▶ _What to do_
Leaving the pictures aside, transcribe every line below exactly.

▶ _Source data_
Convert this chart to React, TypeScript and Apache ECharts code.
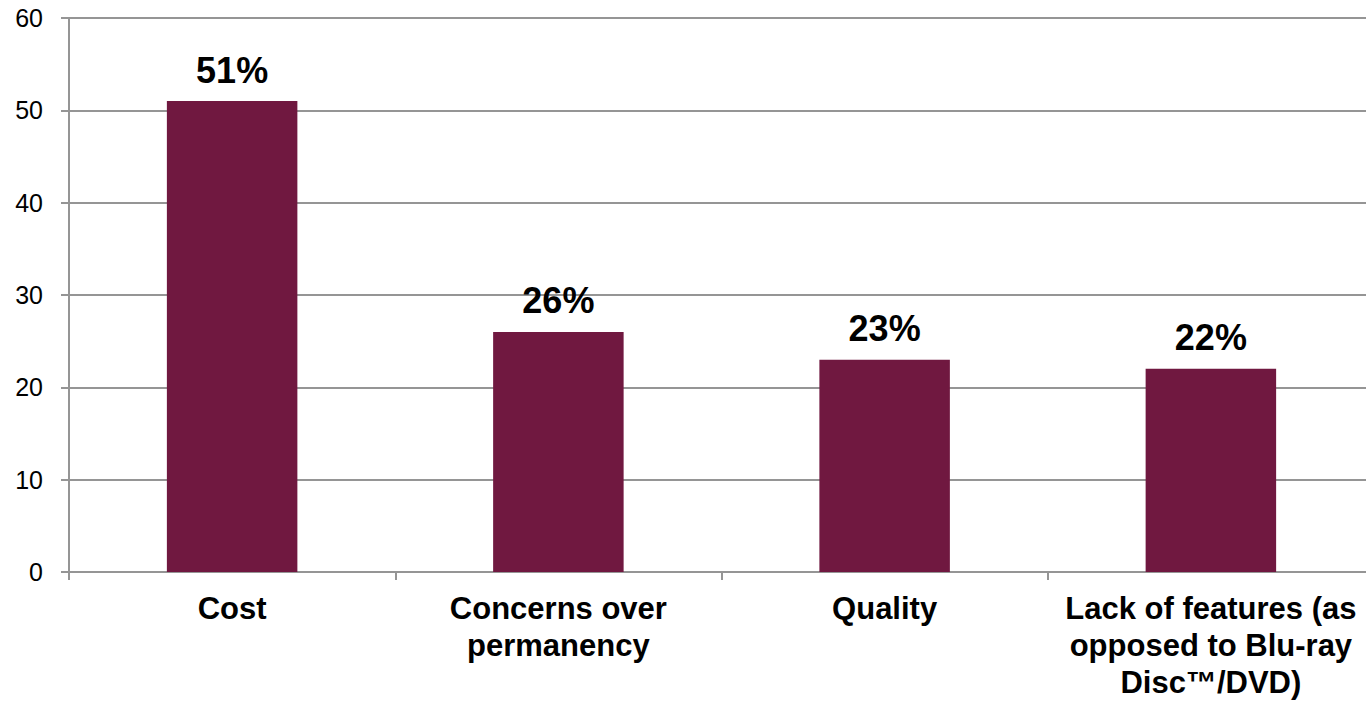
import React, { useEffect, useRef } from "react";
import * as echarts from "echarts";

const categories = [
  "Cost",
  "Concerns over\npermanency",
  "Quality",
  "Lack of features (as\nopposed to Blu-ray\nDisc™/DVD)",
];
const values = [51, 26, 23, 22];
const yMin = 0;
const yMax = 60;
const yInterval = 10;

const FONT = "Liberation Sans, Arial, sans-serif";
const GRAY = "#959595";

export default function App() {
  const ref = useRef<HTMLDivElement>(null);
  useEffect(() => {
    if (!ref.current) return;
    const chart = echarts.init(ref.current, null, { renderer: "svg" });
    chart.setOption({
      animation: false,
      textStyle: { fontFamily: FONT },
      grid: { left: 69, right: 0, top: 18, bottom: 128, containLabel: false },
      xAxis: {
        type: "category",
        data: categories,
        axisLine: { lineStyle: { color: GRAY, width: 2 } },
        axisTick: { show: true, length: 8, lineStyle: { color: GRAY, width: 2 } },
        axisLabel: {
          color: "#000",
          fontSize: 31,
          fontWeight: "bold",
          lineHeight: 37,
          margin: 18,
          interval: 0,
          fontFamily: FONT,
        },
      },
      yAxis: {
        type: "value",
        min: yMin,
        max: yMax,
        interval: yInterval,
        axisLine: { show: true, lineStyle: { color: GRAY, width: 2 } },
        axisTick: { show: true, length: 8, lineStyle: { color: GRAY, width: 2 } },
        splitLine: { lineStyle: { color: GRAY, width: 2 } },
        axisLabel: {
          color: "#000",
          fontSize: 25,
          margin: 26,
          fontFamily: FONT,
        },
      },
      series: [
        {
          type: "bar",
          data: values,
          barWidth: "40%",
          itemStyle: { color: "#701840" },
          label: {
            show: true,
            position: "top",
            distance: 13,
            formatter: "{c}%",
            color: "#000",
            fontSize: 36,
            fontWeight: "bold",
            fontFamily: FONT,
          },
        },
      ],
    });
    return () => chart.dispose();
  }, []);
  return (
    <div style={{ position: "absolute", left: 0, top: 0, width: 1366, height: 701, overflow: "hidden" }}>
      <div ref={ref} style={{ width: 1374, height: 701 }} />
    </div>
  );
}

▶ _Response to the task_
Convert this chart to React, TypeScript and Apache ECharts code.
import React, { useEffect, useRef } from "react";
import * as echarts from "echarts";

const categories = [
  "Cost",
  "Concerns over\npermanency",
  "Quality",
  "Lack of features (as\nopposed to Blu-ray\nDisc™/DVD)",
];
const values = [51, 26, 23, 22];
const yMin = 0;
const yMax = 60;
const yInterval = 10;

const FONT = "Liberation Sans, Arial, sans-serif";
const GRAY = "#959595";

export default function App() {
  const ref = useRef<HTMLDivElement>(null);
  useEffect(() => {
    if (!ref.current) return;
    const chart = echarts.init(ref.current, null, { renderer: "svg" });
    chart.setOption({
      animation: false,
      textStyle: { fontFamily: FONT },
      grid: { left: 69, right: 0, top: 18, bottom: 128, containLabel: false },
      xAxis: {
        type: "category",
        data: categories,
        axisLine: { lineStyle: { color: GRAY, width: 2 } },
        axisTick: { show: true, length: 8, lineStyle: { color: GRAY, width: 2 } },
        axisLabel: {
          color: "#000",
          fontSize: 31,
          fontWeight: "bold",
          lineHeight: 37,
          margin: 18,
          interval: 0,
          fontFamily: FONT,
        },
      },
      yAxis: {
        type: "value",
        min: yMin,
        max: yMax,
        interval: yInterval,
        axisLine: { show: true, lineStyle: { color: GRAY, width: 2 } },
        axisTick: { show: true, length: 8, lineStyle: { color: GRAY, width: 2 } },
        splitLine: { lineStyle: { color: GRAY, width: 2 } },
        axisLabel: {
          color: "#000",
          fontSize: 25,
          margin: 26,
          fontFamily: FONT,
        },
      },
      series: [
        {
          type: "bar",
          data: values,
          barWidth: "40%",
          itemStyle: { color: "#701840" },
          label: {
            show: true,
            position: "top",
            distance: 13,
            formatter: "{c}%",
            color: "#000",
            fontSize: 36,
            fontWeight: "bold",
            fontFamily: FONT,
          },
        },
      ],
    });
    return () => chart.dispose();
  }, []);
  return (
    <div style={{ position: "absolute", left: 0, top: 0, width: 1366, height: 701, overflow: "hidden" }}>
      <div ref={ref} style={{ width: 1374, height: 701 }} />
    </div>
  );
}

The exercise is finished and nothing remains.